Well, I'd do like acquisition tools for hard disks do:

Hash the data in transit and then hash again the data on your hard disk (the resulting file). Should be possible with tee maybe?

If that's too complicated for your use case, just download, hash and then download again and pipe into hashing tool. On Linux I'd do something like:

# download everything
wget -R [url]

# hash everything
md5sum [files]

# download again and only hash
# maybe insert loop here
curl [url to filename] | md5sum > filename.md5

That's quick and dirty, you probably want a loop around curl but that would not be hard (something like for $file in ${ls -R *.mp4}; do ...; done should work or use find instead of ls)

PS: before someone says md5 is not secure. Yes, if assuming attacks, but here we only want to prove that the data is identical and md5 is faster than sha hashes.

0
1
0

@buherator @13reak do you get an e-tag ? That should be basically md5 - all though you will have to verify chuncks (last digits of the etag should tell the number of chunks). Or you could compare content length header ?

1
1
0

@buherator fetch twice and compare two copies in your storage? if you are only concerned about corruption on its way to you or the process of saving it on the disk, of course.

1
1
0
@nieldk @13reak E-tags are a neat idea, but I'm not sure if will reflect the hash of the compressed stream delivered to me? I'll keep this in mind though!
0
0
2
@infosecdj That would make a good sanity check assuming the compression doesn't change across downloads (I can imagine the stream in optimized in lots of ways), and I'll definitely give it a shot!

My other concern though is that the service may just start streaming blank/noise/whatever randomly, and I wouldn't notice.
1
0
0

@buherator it should work unless the service does live media encoding. easy to test against too, just download twice. :)

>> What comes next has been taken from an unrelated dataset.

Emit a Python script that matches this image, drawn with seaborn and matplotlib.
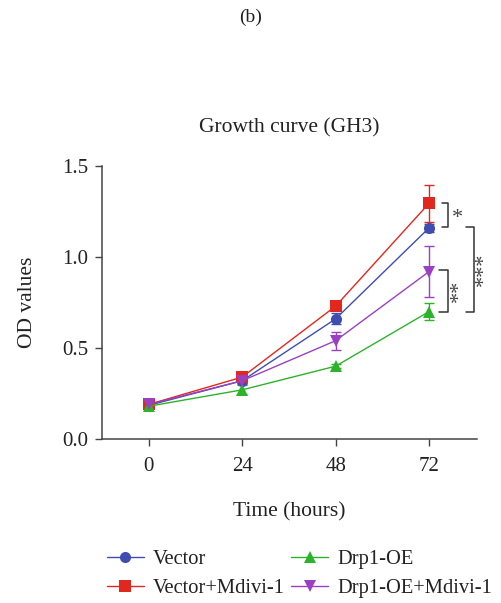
import numpy as np
import pandas as pd
import matplotlib
matplotlib.use("Agg")
import matplotlib.pyplot as plt
import seaborn as sns

hours = [0, 24, 48, 72]
groups = ["Vector", "Vector+Mdivi-1", "Drp1-OE", "Drp1-OE+Mdivi-1"]
vector = [0.185, 0.32, 0.66, 1.16]
vector_sd = [0.01, 0.02, 0.03, 0.02]
vector_mdivi = [0.19, 0.34, 0.73, 1.295]
vector_mdivi_sd = [0.01, 0.01, 0.02, 0.10]
drp1 = [0.18, 0.27, 0.40, 0.70]
drp1_sd = [0.01, 0.025, 0.01, 0.045]
drp1_mdivi = [0.19, 0.32, 0.54, 0.92]
drp1_mdivi_sd = [0.01, 0.01, 0.05, 0.14]

colors = ["#3F4DB0", "#E0281E", "#2DB32A", "#9B40C2"]
markers = ["o", "s", "^", "v"]

means = [vector, vector_mdivi, drp1, drp1_mdivi]
sds = [vector_sd, vector_mdivi_sd, drp1_sd, drp1_mdivi_sd]

df = pd.DataFrame({
    "Time": np.tile(hours, len(groups)),
    "OD": np.concatenate(means),
    "SD": np.concatenate(sds),
    "Group": np.repeat(groups, len(hours)),
})

sns.set_style("ticks")
plt.rcParams["font.family"] = ["Liberation Serif", "DejaVu Serif"]
txt = "#222222"

fig = plt.figure(figsize=(5.01, 6.03), dpi=100)
ax = fig.add_axes([0.2036, 0.272, 0.7484, 0.4527])

for g, c in zip(groups, colors):
    sub = df[df["Group"] == g]
    ax.errorbar(sub["Time"], sub["OD"], yerr=sub["SD"], fmt="none",
                ecolor=c, elinewidth=1.0, capsize=3.8, capthick=1.0, zorder=2)

sns.lineplot(data=df, x="Time", y="OD", hue="Group", style="Group",
             hue_order=groups, style_order=groups,
             palette=colors, markers=markers, dashes=False,
             markersize=8, markeredgewidth=0, linewidth=1.0,
             ax=ax, zorder=3)

ax.set_xlim(-12, 84.3)
ax.set_ylim(0, 1.5)
ax.set_xticks(hours)
ax.set_yticks([0.0, 0.5, 1.0, 1.5])
ax.set_yticklabels(["0.0", "0.5", "1.0", "1.5"])
ax.tick_params(axis="both", labelsize=15, length=5, width=1, colors="#444444",
               labelcolor=txt, direction="out")
ax.tick_params(axis="y", pad=5)
ax.tick_params(axis="x", pad=8)
for s in ["left", "bottom"]:
    ax.spines[s].set_color("#444444")
    ax.spines[s].set_linewidth(1.1)
sns.despine(ax=ax)

ax.set_xlabel("Time (hours)", fontsize=15.5, color=txt)
ax.xaxis.set_label_coords(0.5, -0.231)
ax.set_ylabel("OD values", fontsize=15.5, color=txt)
ax.yaxis.set_label_coords(-0.174, 0.5)
ax.text(0.5, 1.139, "Growth curve (GH3)", transform=ax.transAxes,
        ha="center", va="center", fontsize=15.5, color=txt)
fig.text(0.5, 1 - 17 / 603, "(b)", ha="center", va="center", fontsize=14,
         color=txt)

# significance brackets
def bracket(x0, x1, y0, y1, label, tx, rot=0, dy=0.0):
    ax.plot([x0, x1, x1, x0], [y0, y0, y1, y1], color="#333333", lw=1.1,
            clip_on=False)
    ax.text(tx, (y0 + y1) / 2 + dy, label, ha="center", va="center",
            rotation=rot, fontsize=16, color="#444444")

bracket(75.2, 76.9, 1.295, 1.165, "*", 79.4, dy=-0.02)
bracket(74.5, 76.8, 0.93, 0.70, "**", 79.8, rot=90)
bracket(81.6, 83.5, 1.165, 0.70, "***", 86.3, rot=90)

handles, labels = ax.get_legend_handles_labels()
leg = fig.legend(handles, labels, loc="center", bbox_to_anchor=(0.598, 1 - 574 / 603),
                 ncol=2, frameon=False, fontsize=14.8, handlelength=1.8,
                 columnspacing=0.3, handletextpad=0.45, labelspacing=0.45,
                 borderaxespad=0, borderpad=0)
ax.get_legend().remove()
for t in leg.get_texts():
    t.set_color(txt)

fig.savefig("out.png", dpi=100)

as for your other concern, not much you can do about it without examining the received media in detail. to save time, you could produce a small still image every hour, for example; much easier to inspect daily instead of watching everything, but still requires a human in the loop.

1
1
1
@infosecdj That's a pretty neat idea actually, would also catch invalid encoding programmatically, not to mention brightening my day with frames of events I care about :)
1
0
0

@buherator pretty sure you can find examples of how to do that, as a lot of media sites produce "previews" in a similar way. should be easy to throw together.

1
1
1
@infosecdj Hell, I can vibe-code a bot that posts publicly and outsource the whole verification mess :D
1
0
1

@buherator @infosecdj I came here to suggest random audits, which would be more robust against an adversary than periodic ones. Otherwise, the ideas in this thread sound good to me.

0
0
1